Here, Debtors were the title owners of both Parcel 1 as well as Parcel 2 at the time of the bankruptcy filing. USB had a lien on Parcel 2 only. Trustee has, as in Hidalgo, not recovered anything to which § 522(g) is relevant.
And there is yet another issue. Debtors owned and resided on Parcel 1 on the petition date and claimed a homestead exemption in it on their initial schedule C. Doc. No. 1 at 18. That claim of exemption was never challenged by Trustee or any creditor through an objection filed within the time limits of Rule 4003(b)(1). See In re Van Schoiack, 2012 WL 174470, *1 n. 3 (Bankr.D.Idaho Jan. 20, 2012) (citing Taylor v. Freeland & Kronz, 503 U.S. 638, 643-44, 112 S.Ct. 1644, 118 L.Ed.2d 280 (1992)); see also Rainsdon v. Farson (In re Farson), 387 B.R. 784, 797-98 (Bankr.D.Idaho 2008) (applying Taylor and rejecting a trustee’s reliance on § 522(g)). This, too, would seem to enter into the analysis.
CONCLUSION
For the reasons set out above, the Court finds and concludes the Compromise Motion must be denied. As Trustee concedes the Compromise Motion is a condition precedent to his assertion of the Distribution Motion, it too must be denied.
The Court will enter an order accordingly.
. Unless otherwise indicated, all statutory references are to the Bankruptcy Code, Title 11, U.S, Code §§ 101-1532, and all Rule references are to the Federal Rules of Bankruptcy Procedure.
. See Fed.R.Evid. 201 (judicial notice); see also In re Vee Vinhnee, 336 B.R. 437, 449 (9th Cir. BAP 2005) (addressing the applicability of Fed.R.Evid. 801(d) to sworn schedules).
. It is undisputed that the 10 acres is adjacent to the first parcel.
. Idaho has opted out of the Code’s exemption scheme, see Idaho Code § 11-609, and debtors may claim only exemptions allowed by Idaho law and by § 522(b)(3). In re Anto-nie, 432 B.R. 843, 850-51 (Bankr.D,Idaho 2010). The homestead exemption is claimed under Idaho Code § 55-1001 et seq,
. The documents attached to this claim include a February 23, 2011 note from Debtors to Zions First National Bank in the principal amount of $36,467.90 that was to mature in 2016, and which was secured by a mortgage dated January 9, 2004; an allonge of January *38929, 2015, assigning the note to First American; and the referenced mortgage securing the note, Instrument No. 315504, in the records of Payette County. The mortgage describes the encumbered property by metes and bounds description, and references its address as "Parcel I: 1/4 mile from crossroads of Gulch Road and Bluff Road; Parcel II: 6900 Hwy 52, New Plymouth, ID 83655.” The mortgage also asserts tax identification numbers 7783, 7004, 619, and 21497.

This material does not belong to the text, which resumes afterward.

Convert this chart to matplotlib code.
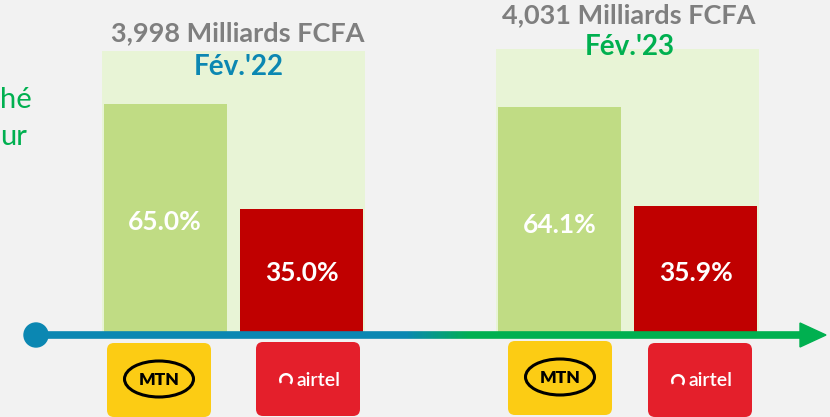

. This claim is based on documents attached to the proof of claim including a December 21, 2005 note in the principal amount of $399,000.00, with a 30 year maturity, executed by Karen Dolven to the benefit of Mortga-gelT, Inc., and that note contains an endorsement in blank; prepayment addenda; and a deed of trust recorded December 27, 2005 as Instrument No. 331836, identifying the property as 6507 Gulch Road with a "parcel ID number” of 7783 and further described with an attached "Exhibit A” containing a metes and bounds description. The proof of claim also refers to state court litigation "for a more complete description of Creditor’s position as to the collateral covered.”
. See Compromise Motion, Doc. No. 104 at 3, 111.
. Debtors assert that while this loan called for the residence to be constructed on Parcel 2, it was instead built without their knowledge on Parcel 1. Doc. No. 113 at 2.
. The parties further agreed that the certificate of title also lacked the proper notation indicating Olsen had a security interest in the vehicle. Id. at 744.
. The term lis pendens is Latin for "pending lawsuit.” Black’s Law Dictionary at 1073 (10th ed.).
. Though the Court has focused on these threshold or foundational issues, it also reviewed the Compromise Motion under controlling precedent and concludes Trustee has not carried his burden. See, e.g., In re Apply 2 Save, Inc., 2011 WL 1363771, *3-4 (Bankr.D.Idaho Apr. 11, 2011) (citing Martin v. Kane (In re A & C Props.), 784 F.2d 1377, 1381-83 (9th Cir.1986)).
. The Compromise Motion presents interrelated components as a whole, and the Court cannot parse it and grant some but not all. See In re Olson, 2006 WL 2433448, *2 n. 9 (Bankr.D.Idaho July 24, 2006), Thus, while the suggested allocation of sales proceeds as between the two parcels was not really debated, it .also cannot be approved. Not only did the allocation impact USB’s expected recovery, the attempted preservation of the balance of the proceeds attributable to Parcel 1 as an "avoided lien” was integral to Trustee’s design to eliminate Debtors’ exemption and free the amounts for distribution to creditors.